Monday, June 8, 2009

Government Hires a Pay Czar

JP Morgan and Goldman Sachs are anxiously drumming on their desks, checking their watches, waiting to be given the all clear to pay back all that government money they never wanted (or needed, mind you) in the first place.  They don't like it when government officials, with their lowly six figure salaries, tell them they can't pay their 25 year-old traders $6 million dollars if they feel like it.  They figure, if they can just get out from under this albatross, they can get back to business as usual (parties, chicks, private jets, golf boondoggles.)  The only problem is, even if they pay all the TARP funds back, it appears as if they're going to be subject to tighter compensation scrutiny anyway.  The Obama administration will be issuing broad principles and standards on compensation that the government would like the financial industry to observe.  The details are murky at this point, but there is little doubt that the government's take on financial industry comp will be interesting to say the least.  Those institutions receiving at least two federal bailouts will be required to submit any major executive pay changes for approval by the new Pay Czar.  I wonder what will happen to all of the recent announcements by banks that they will be doubling and tripling salaries?  Wonder how the Pay Czar is going to feel about that maneuver?  If I were the Pay Czar, my first move would be to ban the use of compensation consultants by boards as I believe they have been instrumental in jacking up the absurd executive compensation packages linked to no performance that we've seen in corporate America in recent years.  Because seriously, why can't boards figure out how to compensate their companies' employees without having to pay someone to tell them?  It seems like corporate boards have done little to root out fraud, or notice that management was taking too much risk, is it too much to ask that they get a spine and get involved in appropriately compensating executives?  Apparently, which is why we now have a Pay Czar.

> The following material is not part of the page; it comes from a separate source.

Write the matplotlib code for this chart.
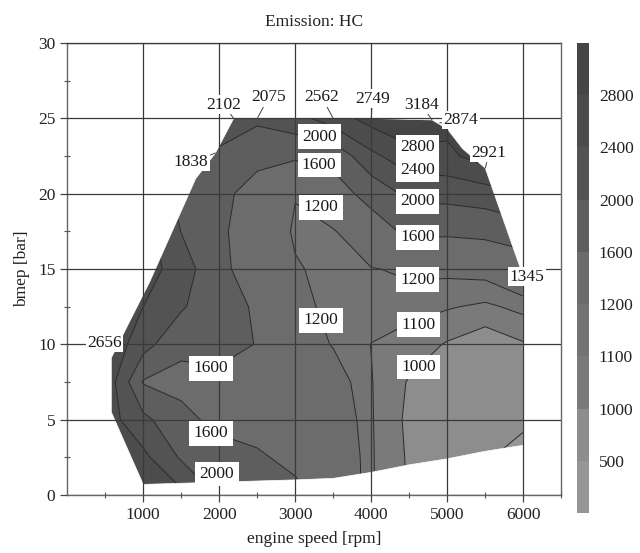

The most curious part of the New York Tines article is the following sentence: "Banks that received money from the relief program must also curb outsize severance packages, and pull back bonuses that were based on fraudulent or misstated results."  Now, I'm sure that part of this is in reference to the Wall Street Journal report a few days ago about Citibank halting severance payments to five former employees to whom it had promised over $100 million when they left a year ago.  But, does it mean that the government can go after bonuses that were paid in 2007 that were based on unrealized profits that turned negative in 2008?  Can the government then clawback any money it paid to the AIG financial products unit where the "earnings" were a complete mirage for years?  If so, things are about to get really interesting.